The composition of the essential oil not only varies in the number of molecules but also in the stereoisomeric types of the extracted molecules, depending on the extraction method used (Vairinhos & Miguel, 2020; Virgiliou et al., 2021). To achieve greater recovery of the essential oil from B. oleracea var. italica seeds, extraction was performed using a rotator after initial recovery was not significant. For this extraction, pure ethanol and hexane were used in a ratio of 1:1:1 as organic solvent to obtain a greater amount of extract and compounds. Table 1 shows the different components of the essential oil of B. oleracea var. italica seeds. Identifying the components of the essential oil of these seeds is important due to the unsuccessful efforts made to characterize it because of the low yields obtained (0.009%).
The composition of the essential oil can be affected by various factors, including environmental and geobotanical conditions (climate, altitude, soil type, precipitation, etc.), cultivation method, harvest time, plant part collected, handling and storage of plant material (dry, refrigerated, etc.), plant age and growth stage, as well as the method of oil extraction (Gimenes et al., 2021).
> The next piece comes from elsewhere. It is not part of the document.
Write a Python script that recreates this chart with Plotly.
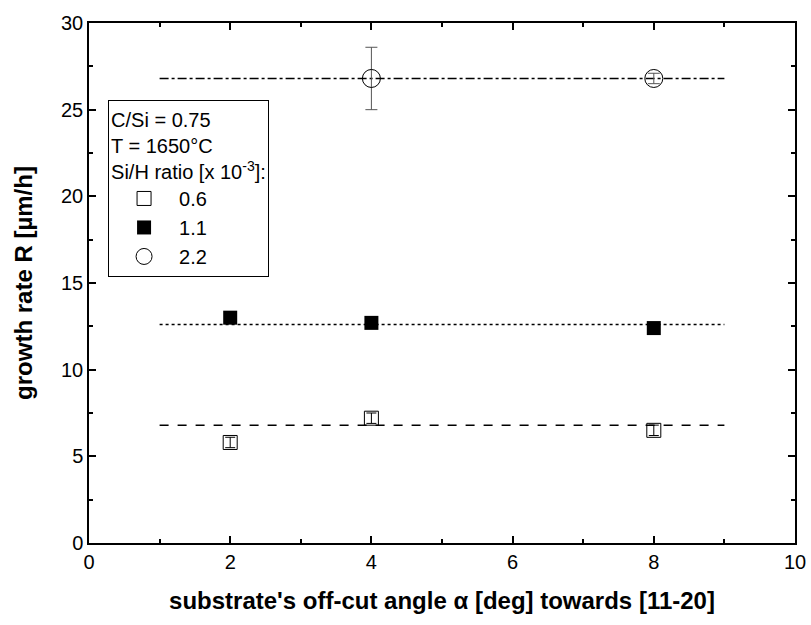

The antimicrobial activity of essential oils has been recognized for many years. The antimicrobial activity of essential oils from Tagetes pusilla, Senecio tephrosiodes, Lepechinia meyenii, Eucalyptus globules, and Cymbopogon citratus, among others, has been particularly studied.
Although there is little information on the structure-activity relationship of these oils, some authors agree that the antimicrobial activity is largely due to the presence of terpenoids (Moein et al., 2015), especially those containing functional groups such as alcohol, aldehyde, and ketone (Porras et al., 2021; Dumas et al., 2021). Brassica species are rich in polyphenols, flavonoids, and glucosinolates (Alves et al., 2016; Paul et al., 2019; Zhang et al., 2019); the antimicrobial activity of extracts obtained with different solvents, such as methanol, ethanol, and acetone, is apparently attributed to phenolic compounds, as shown in Tables 3 and 4.
Furthermore, certain components of essential oils have been observed to have the ability to penetrate bacterial cells and affect their DNA and RNA, disrupting their ability to replicate and ultimately leading to cell death (Pavelková et al., 2014; Kang et al., 2018). These effects can be attributed to the ability of essential oil compounds to intercalate into the structure of DNA and RNA, inhibiting their replication and transcription (Silva et al., 2013; Brun et al., 2019). In addition, some studies have shown that certain essential oils can interfere with the gene expression of bacterial cells, inhibiting the production of proteins essential for their survival (Buchberger et al., 2018; Rúa et al., 2019). [36, 37] These properties make essential oils a promising alternative to conventional antimicrobials and an attractive option for combating antibiotic resistance.
Moreover, it has been demonstrated that essential oils can interfere with protein synthesis, nutrient transport, and DNA replication in bacterial cells (Pavelková et al., 2014; Kang et al., 2018; Wei et al., 2019). For example, thymol, a phenolic compound present in oregano essential oil, inhibits protein synthesis by binding to the 50s ribosomal subunit (Brun et al., 2019; Winska et al., 2019). Another example is eugenol, a phenolic compound present in clove essential oil, which interferes with cell wall synthesis by inhibiting the UDP-N-acetylglucosamine-2-epimerase enzyme (Silva et al., 2013). These mechanisms of action are important in the fight against antibiotic-resistant bacteria and make essential oils a promising alternative as antimicrobial agents.
In summary, essential oils and their components have been shown to have effective antimicrobial activity against various types of bacteria. These compounds act by damaging the integrity of the cell membrane and altering homeostasis, leading to the loss of macromolecules, lysis, and cell death.
The obtained data demonstrate that both major and minor components of the essential oil and extracts could play an important role in the antimicrobial activity. Therefore, new antimicrobial agents based on the essential oil from Brassica oleracea var. italica seeds could be a possible alternative against pathogens. Moreover, since these compounds have been recognized as GRAS by the US FDA, they can be used for food preservation without additional risks.